HACER FILOSOFÍA

Cuando descubrimos una mentira –tanto da que el descubrimiento se realice al final de una larga investigación o de improviso, tras un momento de gracia o de lucidez– damos por cierto que la mentira es lo opuesto a un estado de cosas verdadero. A veces el descubrimiento nos alivia o nos libera; otras veces nos sume en una grande o pequeña desesperación; pero la revelación de una mentira no siempre establece su opuesto o su alternativa como verdad. Con mayor frecuencia la determinación de la mentira da lugar a nuevas incertidumbres. La mentira revelada no siempre nos recompensa con una verdad sino, cuando mucho y cuando mejor, con algo que adquiere un sentido que antes no tenía. La confusión de ese sentido sobrevenido con la verdad es harto frecuente pero, de nuevo, lo más probable es que la confusión dé pábulo a una nueva mentira que tarde o temprano tendremos que desentrañar.

Deberíamos ser más prudentes. La verdad y la mentira tienen existencia efectiva pero solo como atributos posibles de la enunciación en el marco de un contexto comunicativo. Solo existen proposiciones verdaderas o falsas, o bien estados del mundo que se comunican solamente por medio de proposiciones, estados de cosas que se dan o acontecen porque podemos hablar acerca de ellos. Que el mundo en cualquiera de sus estados sea verdadero o falso es imposible de determinar –de lo que, por desgracia, da cuenta nuestra fantasía y, sobre todo, la literatura, que enseña un tipo de experiencia del mundo en la que justamente la diferencia entre enunciados verdaderos y falsos resulta irrelevante. Por lo demás, ninguna proposición verdadera se traduce en certeza, nunca estaremos seguros ni tendremos certeza alguna de cuál pueda ser el estado real del mundo.

¿Qué nos queda pues? El sentido. Y la capacidad de generarlo. Pero el sentido no es noético y tampoco es un capricho de la consciencia, sino que es noemático (y pido sinceras disculpas por la pedantería). Por decirlo así, nos va la vida en ello y, por eso mismo, no es una simple interpretación. Digámoslo así: las cosas adquieren un sentido

(“Ah, o sea que era mentira…”)

pero esa nueva condición no depende exclusivamente de nuestras facultades afectivas e intelectivas. Si fuera así ningún sentido sería comunicable; peor aún, todos los sentidos serían igualmente razonables y correctos, como el gusto para David Hume. No ocurre así. El descubrimiento de una mentira enseña que un estado de cosas posible era otro, que no era ese el sentido que tenía una serie de acontecimientos, que era otra cosa o que estaba en otra parte o no era así.

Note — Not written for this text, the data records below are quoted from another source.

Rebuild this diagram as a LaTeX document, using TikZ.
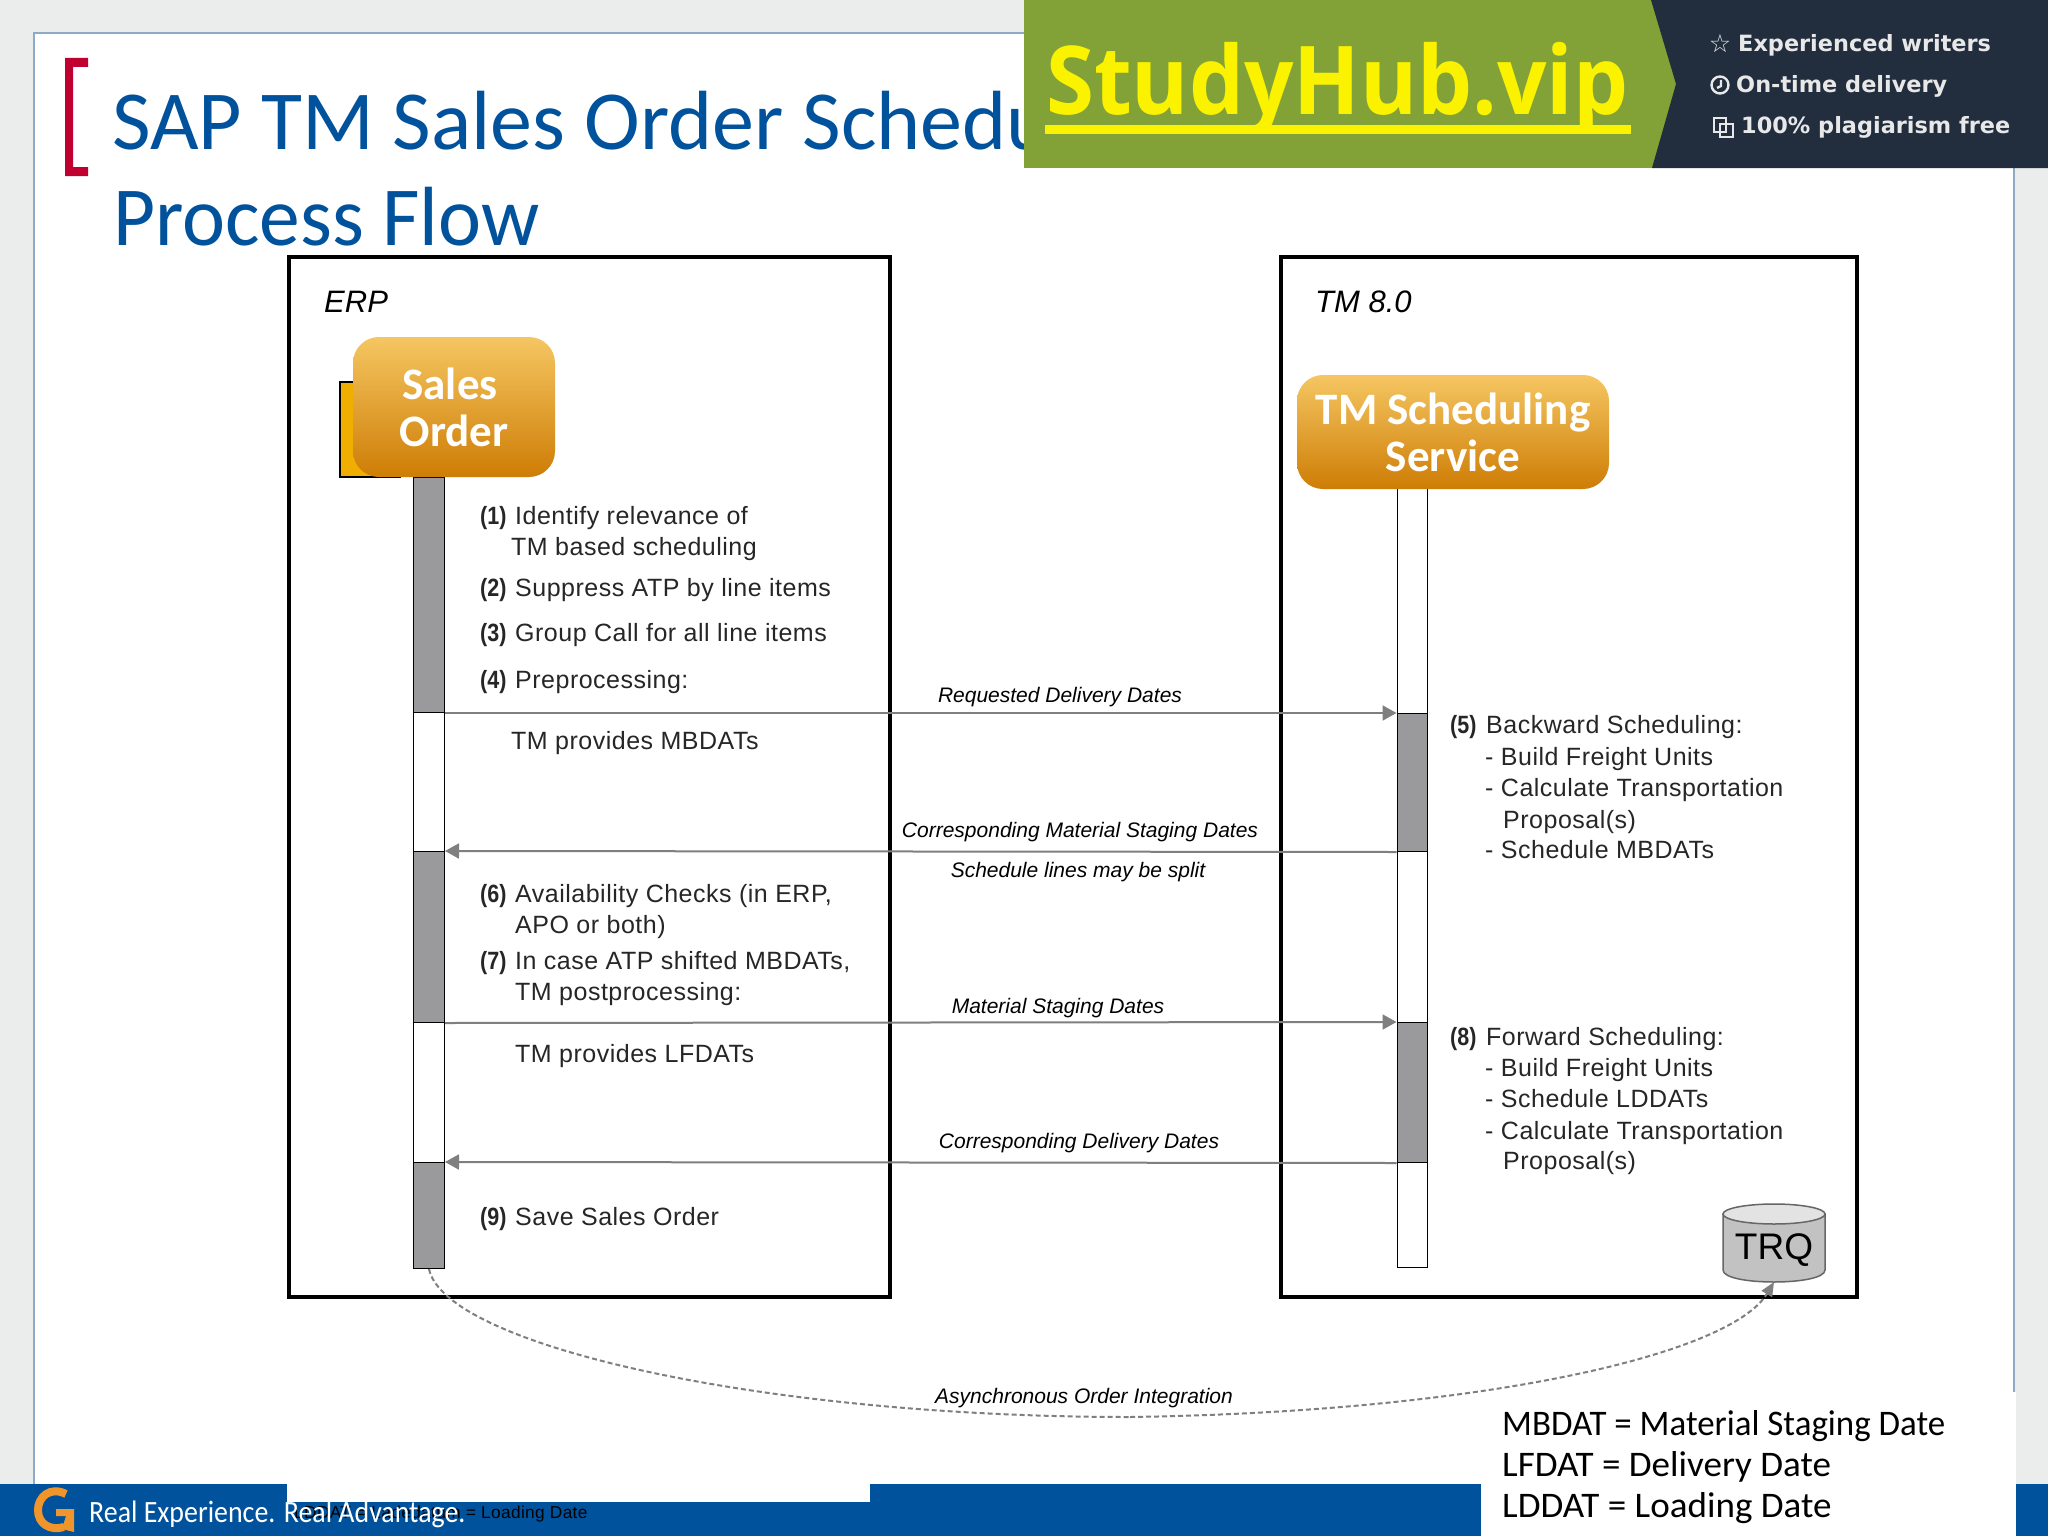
\documentclass[tikz,border=0pt]{standalone}
\usepackage{fontspec}
\usepackage{xcolor}
\usetikzlibrary{positioning, arrows.meta}
\setmainfont{Liberation Sans}
\newfontfamily\stepfont[LetterSpace=2]{Liberation Sans}
\newfontfamily\numfont[FakeStretch=0.86]{Liberation Sans}
\newfontfamily\slidefont{Carlito}
\newfontfamily\slidetight[FakeStretch=0.97]{Carlito}
\newfontfamily\slidewide[FakeStretch=1.03]{Carlito}
\newfontfamily\footfont[FakeStretch=0.9]{Carlito}
\newfontfamily\hubfont[FakeStretch=0.916]{Open Sans}
\newfontfamily\promofont{DejaVu Sans}
\definecolor{slidegray}{HTML}{EBECEC}
\definecolor{slideblue}{HTML}{00529C}
\definecolor{edgeblue}{HTML}{8FAAC6}
\definecolor{bracketred}{HTML}{C00030}
\definecolor{boxtop}{HTML}{F5C662}
\definecolor{boxbottom}{HTML}{CE7D05}
\definecolor{docyellow}{HTML}{F0AE00}
\definecolor{bannergreen}{HTML}{82A238}
\definecolor{bannerdark}{HTML}{222E3E}
\definecolor{flowgray}{HTML}{7F7F7F}
\definecolor{seggray}{HTML}{9A999B}
\definecolor{hubyellow}{HTML}{FBF200}
\definecolor{promowhite}{HTML}{E8E8E8}
\definecolor{logoorange}{HTML}{F0952B}
\tikzset{
  framebox/.style={draw=black, line width=4pt},
  servicebox/.style={rounded corners=26pt, top color=boxtop, bottom color=boxbottom, text=white,
    font=\slidefont\bfseries\fontsize{45}{47}\selectfont, align=center, inner sep=0pt},
  lifegray/.style={draw=black, line width=1pt, fill=seggray, minimum width=30pt, inner sep=0pt, anchor=north},
  lifewhite/.style={lifegray, fill=white},
  flow/.style={draw=flowgray, line width=2pt, -{Triangle[length=14pt,width=15pt]}},
  asyncline/.style={draw=flowgray, line width=2pt, dash pattern=on 5pt off 3pt},
  steptext/.style={anchor=base west, inner sep=0pt, text=black!85, font=\stepfont\fontsize{25}{25}\selectfont},
  stepnum/.style={steptext, font=\numfont\bfseries\fontsize{25}{25}\selectfont},
  flowlabel/.style={anchor=base, inner sep=0pt, font=\itshape\fontsize{21}{21}\selectfont},
  pagetext/.style={anchor=base west, inner sep=0pt, font=\slidewide\fontsize{36}{36}\selectfont},
  titletext/.style={anchor=base west, inner sep=0pt, text=slideblue, font=\slidefont\fontsize{84}{84}\selectfont},
  promo/.style={anchor=base west, inner sep=0pt, text=promowhite, font=\promofont\bfseries\fontsize{22.4}{24}\selectfont},
}
\begin{document}
\begin{tikzpicture}[x=1pt, y=-1pt]
    % page
    \fill[slidegray] (0,0) rectangle (2048,1536);
    \useasboundingbox (0,0) rectangle (2048,1536);
    \fill[white] (34,33) rectangle (2014,1484);
    \draw[edgeblue, line width=1.2pt] (34,1484) -- (34,33) -- (2014,33) -- (2014,1392);
    \fill[slideblue] (0,1484) rectangle (2048,1536);
    \fill[white] (287,1484) rectangle (870,1502);
    \fill[white] (1481,1392) rectangle (2016,1536);

    % title
    \fill[bracketred] (65,58) -- (88,58) -- (88,67) -- (73,67) -- (73,167) -- (88,167) -- (88,176) -- (65,176) -- cycle;
    \node[titletext] (title1) at (112,149.5) {SAP TM Sales Order Schedu};
    \node[titletext, font=\slidetight\fontsize{84}{84}\selectfont] (title2) at (113,245) {Process Flow};

    % banner
    \fill[bannergreen] (1024,0) rectangle (1680,168);
    \fill[bannerdark] (1651,0) -- (2048,0) -- (2048,168) -- (1652,168) -- (1676,84) -- cycle;
    \begin{scope}
        \clip (1024,0) rectangle (1676,130);
        \node[anchor=base west, inner sep=0pt, text=hubyellow, font=\hubfont\bfseries\fontsize{95}{95}\selectfont] (hub) at (1046,115) {StudyHub.vip};
    \end{scope}
    \fill[hubyellow] (1045,125) rectangle (1631,134);
    \node[promo] (w1) at (1738,52) {Experienced writers};
    \node[promo] (w2) at (1736,93) {On-time delivery};
    \node[promo] (w3) at (1741,134) {100\% plagiarism free};
    \node[anchor=base, inner sep=0pt, text=promowhite, font=\promofont\bfseries\fontsize{25}{25}\selectfont] (star) at (1720,53) {☆};
    \draw[promowhite, line width=2.4pt] (1720,85) circle (8.5) (1721,80) -- (1721,86) -- (1717,88);
    \draw[promowhite, line width=1.8pt] (1714,118) rectangle (1726,132) (1720,124) rectangle (1733,137);

    % erp side
    \draw[framebox] (289,257) rectangle (890,1297);
    \node[flowlabel, anchor=base west, font=\itshape\fontsize{31}{31}\selectfont] (erp) at (324,312) {ERP};
    \draw[black, line width=2pt, fill=docyellow] (340,382) rectangle (400,477);
    \node[lifegray, minimum width=31pt, minimum height=235pt] (erpa) at (429,477) {};
    \node[lifewhite, minimum width=31pt, minimum height=139pt] (erpb) at (429,712) {};
    \node[lifegray, minimum width=31pt, minimum height=171pt] (erpc) at (429,851) {};
    \node[lifewhite, minimum width=31pt, minimum height=140pt] (erpd) at (429,1022) {};
    \node[lifegray, minimum width=31pt, minimum height=106pt] (erpe) at (429,1162) {};
    \node[servicebox, minimum width=202pt, minimum height=140pt] (sales) at (454,407) {Sales\hspace*{8pt}\\Order};

    % tm side
    \draw[framebox] (1281,257) rectangle (1857,1297);
    \node[flowlabel, anchor=base west, font=\itshape\fontsize{31}{31}\selectfont] (tm) at (1315,312) {TM 8.0};
    \node[lifewhite, minimum height=228pt] (tma) at (1412,485) {};
    \node[lifegray, minimum height=138pt] (tmb) at (1412,713) {};
    \node[lifewhite, minimum height=171pt] (tmc) at (1412,851) {};
    \node[lifegray, minimum height=140pt] (tmd) at (1412,1022) {};
    \node[lifewhite, minimum height=105pt] (tme) at (1412,1162) {};
    \node[servicebox, minimum width=312pt, minimum height=114pt] (sched) at (1453,432) {TM Scheduling\\Service};

    % trq store
    \coordinate (trqbase) at (1774,1282);
    \draw[draw=black!60, line width=1.5pt, fill=black!24] (1723,1214) -- (1723,1270) .. controls (1723,1286) and (1825,1286) .. (1825,1270) -- (1825,1214) -- cycle;
    \draw[draw=black!60, line width=1.5pt, fill=black!11] (1774,1214) ellipse [x radius=51pt, y radius=10pt];
    \node[anchor=base, inner sep=0pt, font=\fontsize{37}{37}\selectfont] (trqtext) at (1774,1259) {TRQ};

    % numbered steps
    \foreach \n/\x/\y in {1/480/524, 2/480/596, 3/480/641, 4/480/688, 6/480/902, 7/480/969, 9/480/1225, 5/1450/733, 8/1450/1045}
        \node[stepnum] (num\n) at (\x,\y) {(\n)};
    \node[steptext] (s1) at (515,524) {Identify relevance of};
    \node[steptext] (s1b) at (511,555) {TM based scheduling};
    \node[steptext] (s2) at (515,596) {Suppress ATP by line items};
    \node[steptext] (s3) at (515,641) {Group Call for all line items};
    \node[steptext] (s4) at (515,688) {Preprocessing:};
    \node[steptext] (s4b) at (511,749) {TM provides MBDATs};
    \node[steptext] (s6) at (515,902) {Availability Checks (in ERP,};
    \node[steptext] (s6b) at (515,933) {APO or both)};
    \node[steptext] (s7) at (515,969) {In case ATP shifted MBDATs,};
    \node[steptext] (s7b) at (515,1000) {TM postprocessing:};
    \node[steptext] (s7c) at (515,1062) {TM provides LFDATs};
    \node[steptext] (s9) at (515,1225) {Save Sales Order};
    \node[steptext] (s5) at (1486,733) {Backward Scheduling:};
    \node[steptext] (s5a) at (1485,765) {- Build Freight Units};
    \node[steptext] (s5b) at (1485,796) {- Calculate Transportation};
    \node[steptext] (s5c) at (1503,828) {Proposal(s)};
    \node[steptext] (s5d) at (1485,858) {- Schedule MBDATs};
    \node[steptext] (s8) at (1486,1045) {Forward Scheduling:};
    \node[steptext] (s8a) at (1485,1076) {- Build Freight Units};
    \node[steptext] (s8b) at (1485,1107) {- Schedule LDDATs};
    \node[steptext] (s8c) at (1485,1139) {- Calculate Transportation};
    \node[steptext] (s8d) at (1503,1169) {Proposal(s)};

    % messages
    \draw[flow] (erpa.south east) -- (tmb.north west);
    \draw[flow] (tmb.south west) -- (erpc.north east);
    \draw[flow] (erpc.south east) -- (tmd.north west);
    \draw[flow] (tmd.south west) -- (erpe.north east);
    \node[flowlabel] (m1) at (1060,702) {Requested Delivery Dates};
    \node[flowlabel] (m2) at (1080,837) {Corresponding Material Staging Dates};
    \node[flowlabel] (m3) at (1078,877) {Schedule lines may be split};
    \node[flowlabel] (m4) at (1058,1013) {Material Staging Dates};
    \node[flowlabel] (m5) at (1079,1148) {Corresponding Delivery Dates};
    \node[flowlabel] (m6) at (1084,1403) {Asynchronous Order Integration};

    % async link
    \coordinate (asyncmid) at (1130,1417);
    \draw[asyncline] (erpe.south) .. controls (445,1345) and (760,1417) .. (asyncmid);
    \draw[asyncline, -{Triangle[length=14pt,width=12pt]}] (asyncmid) .. controls (1480,1412) and (1730,1355) .. (trqbase);

    % legend
    \node[pagetext, font=\slidetight\fontsize{36}{36}\selectfont] (l1) at (1502,1435) {MBDAT = Material Staging Date};
    \node[pagetext] (l2) at (1502,1476) {LFDAT = Delivery Date};
    \node[pagetext] (l3) at (1502,1517) {LDDAT = Loading Date};

    % footer
    \draw[logoorange, line width=8pt] (66,1494) .. controls (50,1486) and (38,1497) .. (38,1510) .. controls (38,1524) and (50,1531) .. (64,1527);
    \fill[logoorange] (56,1509) -- (74,1509) -- (74,1532) -- (62,1529) -- (66,1516) -- (56,1516) -- cycle;
    \node[anchor=base west, inner sep=0pt, text=black, font=\stepfont\fontsize{17.3}{18}\selectfont] (foot2) at (294,1518) {LDDAT = Ladedatum = Loading Date};
    \node[pagetext, text=white, font=\footfont\fontsize{31}{31}\selectfont] (foot) at (89,1522) {Real Experience. Real Advantage.};
\end{tikzpicture}
\end{document}
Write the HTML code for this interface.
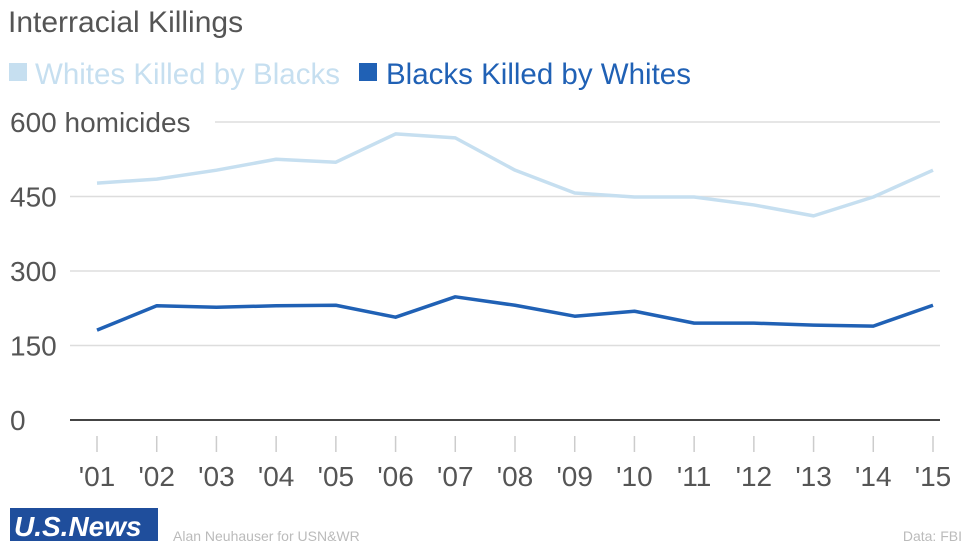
<!DOCTYPE html>
<html><head><meta charset="utf-8"><style>
body{margin:0;background:#fff;font-family:"Liberation Sans",sans-serif;}
svg text{font-family:"Liberation Sans",sans-serif;}
</style></head><body>
<svg id="chart" width="970" height="546">
<text x="8" y="32" font-size="30" fill="#555">Interracial Killings</text>
<g>
<rect x="9" y="63" width="18" height="18" fill="#c6dff0"/>
<text x="35" y="84" font-size="29.5" fill="#c6dff0">Whites Killed by Blacks</text>
<rect x="359" y="63" width="18" height="18" fill="#2061b5"/>
<text x="386" y="84" font-size="29.5" fill="#2061b5">Blacks Killed by Whites</text>
</g>
<g id="grid"></g><g id="xaxis"></g><g id="series"></g>
<g>
<rect x="10" y="508" width="148" height="33" fill="#1f4e9c"/>
<text x="14" y="536" font-size="28" font-weight="bold" fill="#fff" font-style="italic">U.S.News</text>
</g>
<text x="173" y="541" font-size="14" fill="#bbb">Alan Neuhauser for USN&amp;WR</text>
<text x="962" y="541" font-size="14" fill="#bbb" text-anchor="end">Data: FBI</text>
</svg>
<script>
const years=["'01","'02","'03","'04","'05","'06","'07","'08","'09","'10","'11","'12","'13","'14","'15"];
const whitesKilledByBlacks=[477,485,503,525,519,576,568,503,457,449,449,433,411,449,503];
const blacksKilledByWhites=[181,230,227,230,231,207,248,231,209,219,195,195,191,189,231];
const yTicks=[0,150,300,450,600];
const yTickLabels=["0","150","300","450","600 homicides"];
const NS="http://www.w3.org/2000/svg";
const x=i=>97+i*(933-97)/(years.length-1);
const y=v=>420-v*(420-122)/600;
function mk(t,a,p){const e=document.createElementNS(NS,t);for(const k in a)e.setAttribute(k,a[k]);p.appendChild(e);return e;}
const grid=document.getElementById('grid');
yTicks.forEach((t,i)=>{
  const lab=yTickLabels[i];
  const x0=lab.length>4?215:70;
  const l=mk('line',{x1:x0,x2:940,y1:y(t),y2:y(t),stroke:t===0?'#444':'#ddd','stroke-width':t===0?2:1.5},grid);
  
  
  const tx=mk('text',{x:10,y:y(t)+10,'font-size':28,fill:'#555'},grid);
  tx.textContent=lab;
  
  
});
const xa=document.getElementById('xaxis');
years.forEach((yr,i)=>{
  const l=mk('line',{x1:x(i),x2:x(i),y1:436,y2:452,stroke:'#ccc','stroke-width':1.5},xa);
  
  
  const t=mk('text',{x:x(i),y:486,'font-size':28,fill:'#555','text-anchor':'middle'},xa);
  t.textContent=yr;
  
  
});
const s=document.getElementById('series');
[[whitesKilledByBlacks,'#c6dff0','line-whites-killed-by-blacks'],[blacksKilledByWhites,'#2061b5','line-blacks-killed-by-whites']].forEach(([d,c,n])=>{
  const p=mk('polyline',{points:d.map((v,i)=>x(i)+','+y(v)).join(' '),fill:'none',stroke:c,'stroke-width':3.5,'stroke-linejoin':'round'},s);
  
  
});
</script>
</body></html>
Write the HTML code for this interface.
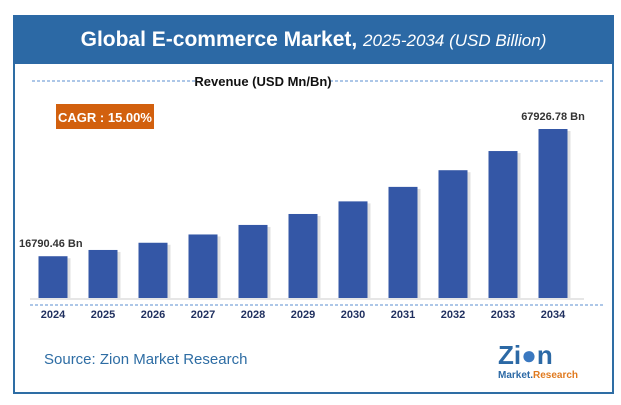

Por añadidura, esa experiencia reveladora nos enseña que unos sentidos predominan sobre otros, que se imponen sobre nuestras facultades sensibles e inteligibles y que ese poder del sentido demuestra que tiene (nueva pedantería) fundamento trascendental. Es como si, por decirlo así, estuviéramos metidos en un juego donde intervienen muchas piezas en el que nosotros y las demás piezas seguimos unas reglas que hemos consensuado en su formulación pero no en el modo de seguirlas, de tal manera que cada pieza del juego sigue las reglas a su manera, de lo cual resulta que todo sentido –la manera de seguir la regla– es un estado del juego, pero la totalidad de las jugadas posibles no nos da ningún sentido final, ninguno que sea definitivo.

La filosofía no tiene nada que ver con la verdad ni con la ficción sino con el sentido (o los sentidos) que, en virtud de su autonomía trascendental, nos revelan lo que el mundo es: lo que pasa o lo que pasó, lo que tú me hiciste, lo que cabe esperar que pueda suceder, lo que significa un acontecimiento.

¿Y cuánto de real tiene un sentido tan comprometido con la voluntad de poder de cada uno; mejor dicho, con la voluntad de poder sin más? Vaya uno a saber… Pero para intentar saberlo es para lo único que tiene sentido hacer filosofía.